YOUR GOAL:
Quote the listing in full, exactly as given, minus any pictures.
┄┄┄┄┄┄┄┄┄┄┄┄┄┄┄┄┄┄┄┄
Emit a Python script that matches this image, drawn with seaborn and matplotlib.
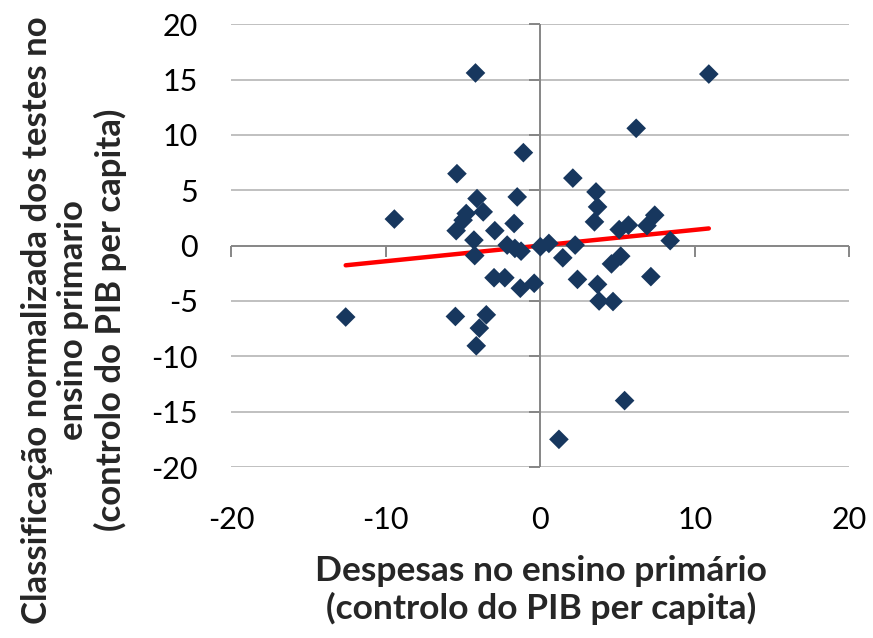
import numpy as np
import pandas as pd
import matplotlib
matplotlib.use("Agg")
import matplotlib.pyplot as plt
import seaborn as sns

# values
despesas = [-4.2, 10.9, 6.2, -1.1, -5.4, 2.1, 3.6, -1.5, -4.1, 3.7,
            -3.7, -9.45, -4.8, -5.0, 3.5, 7.4, 6.9, 5.7, 5.1, -1.7,
            -5.45, -2.95, -4.3, -2.15, -1.65, -1.25, 0.0, 0.55, 2.25, 8.4,
            -4.25, 1.45, 4.6, 5.2, 7.15, -3.0, -2.3, 2.4, -1.3, -0.4,
            3.7, 3.8, 4.7, -12.6, -5.5, -3.5, -3.95, -4.15, 5.45, 1.2]
classificacao = [15.6, 15.5, 10.6, 8.4, 6.5, 6.1, 4.85, 4.4, 4.25, 3.5,
                 3.05, 2.4, 2.9, 2.3, 2.15, 2.75, 1.8, 1.85, 1.45, 2.0,
                 1.35, 1.35, 0.5, 0.05, -0.25, -0.5, -0.1, 0.2, 0.05, 0.45,
                 -0.9, -1.1, -1.65, -0.95, -2.8, -2.9, -2.9, -3.05, -3.85, -3.4,
                 -3.5, -5.0, -5.05, -6.45, -6.4, -6.25, -7.45, -9.05, -14.0, -17.5]

x_ticks = [-20, -10, 0, 10, 20]
y_ticks = [-20, -15, -10, -5, 0, 5, 10, 15, 20]

x_title = "Despesas no ensino primário\n(controlo do PIB per capita)"
y_title = ("Classificação normalizada dos testes no\n"
           "ensino primario\n"
           "(controlo do PIB per capita)")

df = pd.DataFrame({'despesas': despesas, 'classificacao': classificacao})

sns.set_theme(style="white")
plt.rcParams['font.family'] = ['Lato', 'DejaVu Sans']
plt.rcParams['axes.unicode_minus'] = False

fig = plt.figure(figsize=(8.73, 6.38), dpi=100)
ax = fig.add_axes([0.265, 0.268, 0.708, 0.694])

grid_col = '#C0C0C0'
axis_col = '#868686'

# horizontal gridlines, excel style
for y in y_ticks:
    if y != 0:
        ax.axhline(y, color=grid_col, lw=1.4, zorder=0)

# axes crossing at zero
ax.axhline(0, color=axis_col, lw=1.4, zorder=1)
ax.axvline(0, color=axis_col, lw=1.4, zorder=1)
ax.plot(np.zeros(len(y_ticks)), y_ticks, ls='none', marker=0, ms=8, mew=1.4,
        color=axis_col, clip_on=False, zorder=1)
ax.plot(x_ticks, np.zeros(len(x_ticks)), ls='none', marker=3, ms=8, mew=1.4,
        color=axis_col, clip_on=False, zorder=1)

# linear trendline over the data range
coef = np.polyfit(df['despesas'], df['classificacao'], 1)
xs = np.array([df['despesas'].min(), df['despesas'].max()])
ax.plot(xs, np.polyval(coef, xs), color='#FF0000', lw=3.2,
        solid_capstyle='round', zorder=2)

sns.scatterplot(data=df, x='despesas', y='classificacao', marker='D', s=100,
                color='#17375E', edgecolor='none', zorder=3, ax=ax,
                legend=False)

ax.set_xlim(-20, 20)
ax.set_ylim(-20, 20)
ax.set_xticks(x_ticks)
ax.set_yticks(y_ticks)
ax.tick_params(axis='both', length=0, labelsize=22, labelcolor='black')
ax.tick_params(axis='y', pad=24)
ax.tick_params(axis='x', pad=28)
ax.set_xlabel('')
ax.set_ylabel('')
for s in ax.spines.values():
    s.set_visible(False)

fig.text(541 / 873, 1 - 590 / 638, x_title, ha='center', va='center',
         fontsize=25.5, fontweight='bold', linespacing=1.15)
fig.text(74 / 873, 1 - 320 / 638, y_title, ha='center', va='center',
         rotation=90, fontsize=25, fontweight='bold', linespacing=1.17)

fig.savefig('out.png', dpi=100)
┄┄┄┄┄┄┄┄┄┄┄┄┄┄┄┄┄┄┄┄
SOLUTION TO THIS TASK:
Emit a Python script that matches this image, drawn with seaborn and matplotlib.
import numpy as np
import pandas as pd
import matplotlib
matplotlib.use("Agg")
import matplotlib.pyplot as plt
import seaborn as sns

# values
despesas = [-4.2, 10.9, 6.2, -1.1, -5.4, 2.1, 3.6, -1.5, -4.1, 3.7,
            -3.7, -9.45, -4.8, -5.0, 3.5, 7.4, 6.9, 5.7, 5.1, -1.7,
            -5.45, -2.95, -4.3, -2.15, -1.65, -1.25, 0.0, 0.55, 2.25, 8.4,
            -4.25, 1.45, 4.6, 5.2, 7.15, -3.0, -2.3, 2.4, -1.3, -0.4,
            3.7, 3.8, 4.7, -12.6, -5.5, -3.5, -3.95, -4.15, 5.45, 1.2]
classificacao = [15.6, 15.5, 10.6, 8.4, 6.5, 6.1, 4.85, 4.4, 4.25, 3.5,
                 3.05, 2.4, 2.9, 2.3, 2.15, 2.75, 1.8, 1.85, 1.45, 2.0,
                 1.35, 1.35, 0.5, 0.05, -0.25, -0.5, -0.1, 0.2, 0.05, 0.45,
                 -0.9, -1.1, -1.65, -0.95, -2.8, -2.9, -2.9, -3.05, -3.85, -3.4,
                 -3.5, -5.0, -5.05, -6.45, -6.4, -6.25, -7.45, -9.05, -14.0, -17.5]

x_ticks = [-20, -10, 0, 10, 20]
y_ticks = [-20, -15, -10, -5, 0, 5, 10, 15, 20]

x_title = "Despesas no ensino primário\n(controlo do PIB per capita)"
y_title = ("Classificação normalizada dos testes no\n"
           "ensino primario\n"
           "(controlo do PIB per capita)")

df = pd.DataFrame({'despesas': despesas, 'classificacao': classificacao})

sns.set_theme(style="white")
plt.rcParams['font.family'] = ['Lato', 'DejaVu Sans']
plt.rcParams['axes.unicode_minus'] = False

fig = plt.figure(figsize=(8.73, 6.38), dpi=100)
ax = fig.add_axes([0.265, 0.268, 0.708, 0.694])

grid_col = '#C0C0C0'
axis_col = '#868686'

# horizontal gridlines, excel style
for y in y_ticks:
    if y != 0:
        ax.axhline(y, color=grid_col, lw=1.4, zorder=0)

# axes crossing at zero
ax.axhline(0, color=axis_col, lw=1.4, zorder=1)
ax.axvline(0, color=axis_col, lw=1.4, zorder=1)
ax.plot(np.zeros(len(y_ticks)), y_ticks, ls='none', marker=0, ms=8, mew=1.4,
        color=axis_col, clip_on=False, zorder=1)
ax.plot(x_ticks, np.zeros(len(x_ticks)), ls='none', marker=3, ms=8, mew=1.4,
        color=axis_col, clip_on=False, zorder=1)

# linear trendline over the data range
coef = np.polyfit(df['despesas'], df['classificacao'], 1)
xs = np.array([df['despesas'].min(), df['despesas'].max()])
ax.plot(xs, np.polyval(coef, xs), color='#FF0000', lw=3.2,
        solid_capstyle='round', zorder=2)

sns.scatterplot(data=df, x='despesas', y='classificacao', marker='D', s=100,
                color='#17375E', edgecolor='none', zorder=3, ax=ax,
                legend=False)

ax.set_xlim(-20, 20)
ax.set_ylim(-20, 20)
ax.set_xticks(x_ticks)
ax.set_yticks(y_ticks)
ax.tick_params(axis='both', length=0, labelsize=22, labelcolor='black')
ax.tick_params(axis='y', pad=24)
ax.tick_params(axis='x', pad=28)
ax.set_xlabel('')
ax.set_ylabel('')
for s in ax.spines.values():
    s.set_visible(False)

fig.text(541 / 873, 1 - 590 / 638, x_title, ha='center', va='center',
         fontsize=25.5, fontweight='bold', linespacing=1.15)
fig.text(74 / 873, 1 - 320 / 638, y_title, ha='center', va='center',
         rotation=90, fontsize=25, fontweight='bold', linespacing=1.17)

fig.savefig('out.png', dpi=100)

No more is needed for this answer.